The future of reprographics

As technology speeds up some aspects of duplicating, it introduces problems that never existed before. Now reprographics shops have to deal with architectural software instead of all originals being on paper. AutoCAD dominates the market for drafting software, and with each new version, compatibility issues create problems that could have long-term effects on architectural record-keeping. But overall, the software, the printers, and the supplies seem to be moving to more standardization and interchangeability, which is good news for the average architect.

A couple decades ago, when Ewan started in the industry, a small reprographics shop needed blueline printers, some system to print on Photomylar, and a plotter. Now a shop needs less hardware (probably just a printer, a scanner, a plotter) but more software (on-line plan rooms and FTP sites, while perhaps not yet essential, are becoming common).

As in-house printing comes within reach for many small architect firms and contractors (though there are hidden costs that I plan to cover in another article), many reprographics businesses have had to close or focus on the customers with a need for special expertise. For instance, you'd probably seek out a professional for a complex printing job, for building your own house, or for ancient, fragile, originals. There are still such shops out there, but their number has declined.

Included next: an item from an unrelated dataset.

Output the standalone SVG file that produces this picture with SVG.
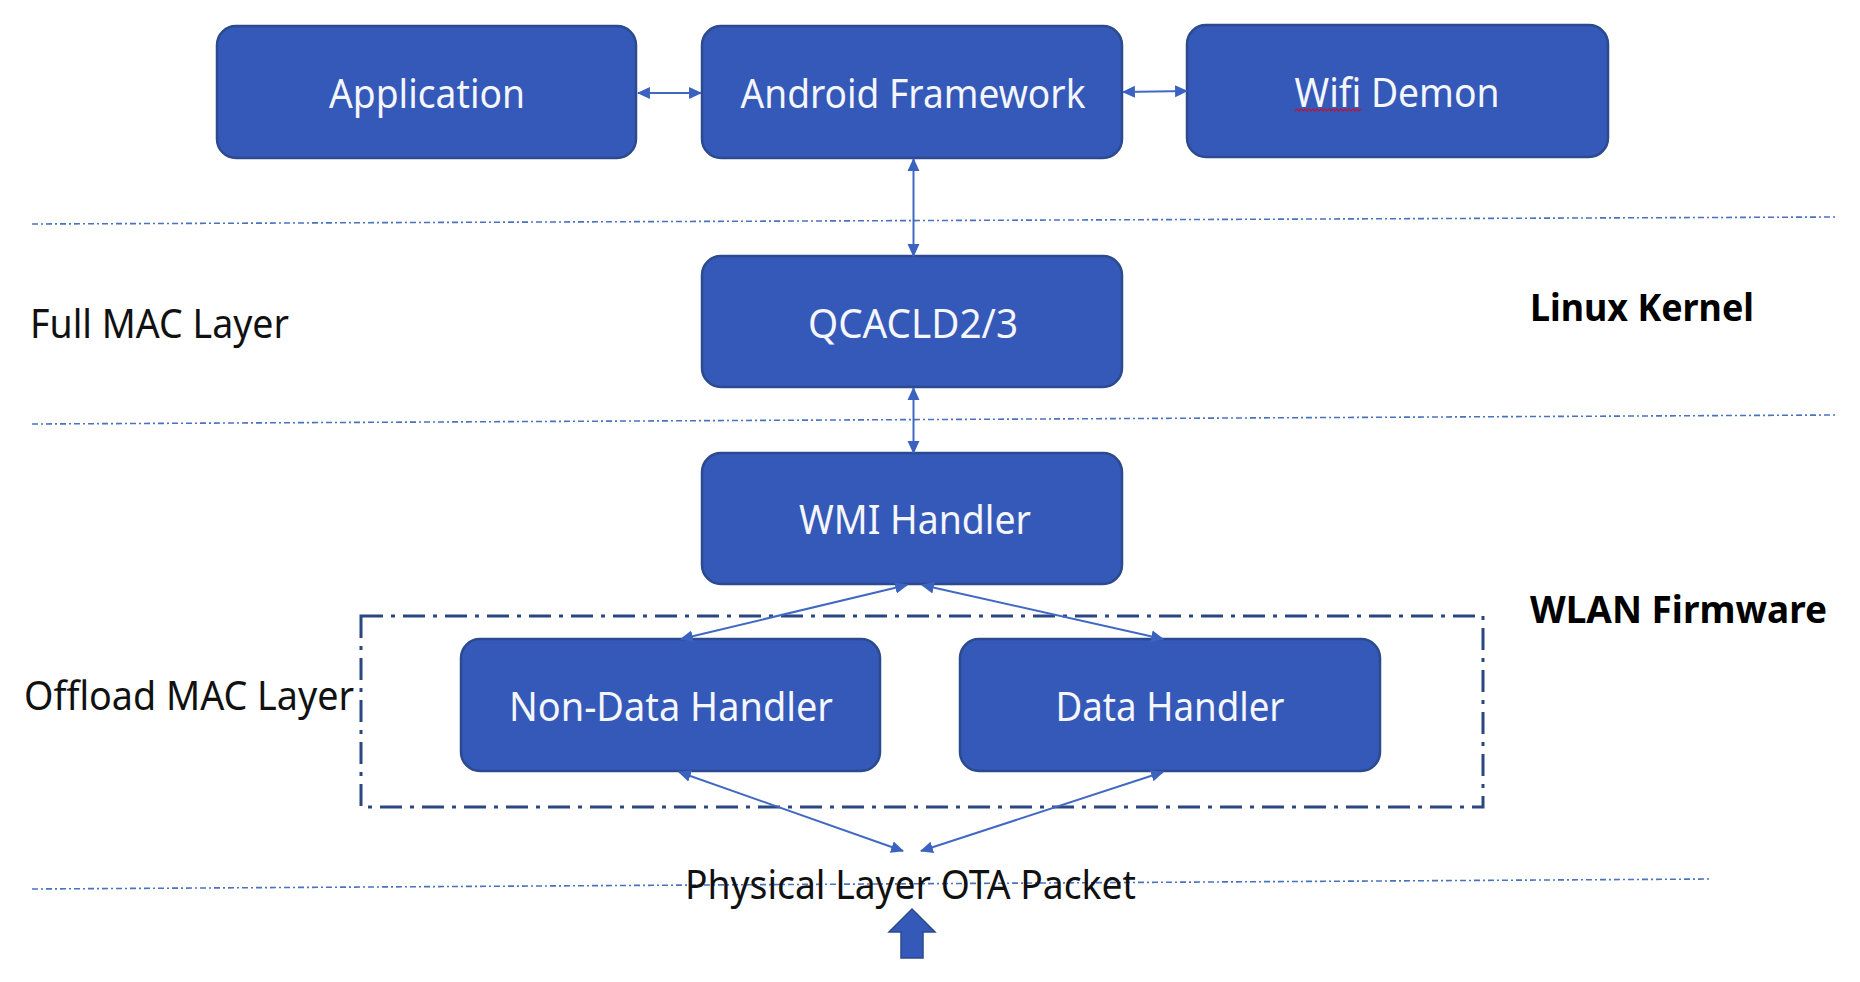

The industry of reprographics is changing greatly, but the function of reprographics isn’t going anywhere for now. People still want solid copies for record, and though emailing files works for many purposes, computers and construction sites just don’t go well together. Until there are screens tougher and more dust-resistant than paper, that can show 24x36 plans at full size and good resolution, there will be a need for architectural copying. So it's nice to know that the industry has come a long way from the days of copying construction plans by hand.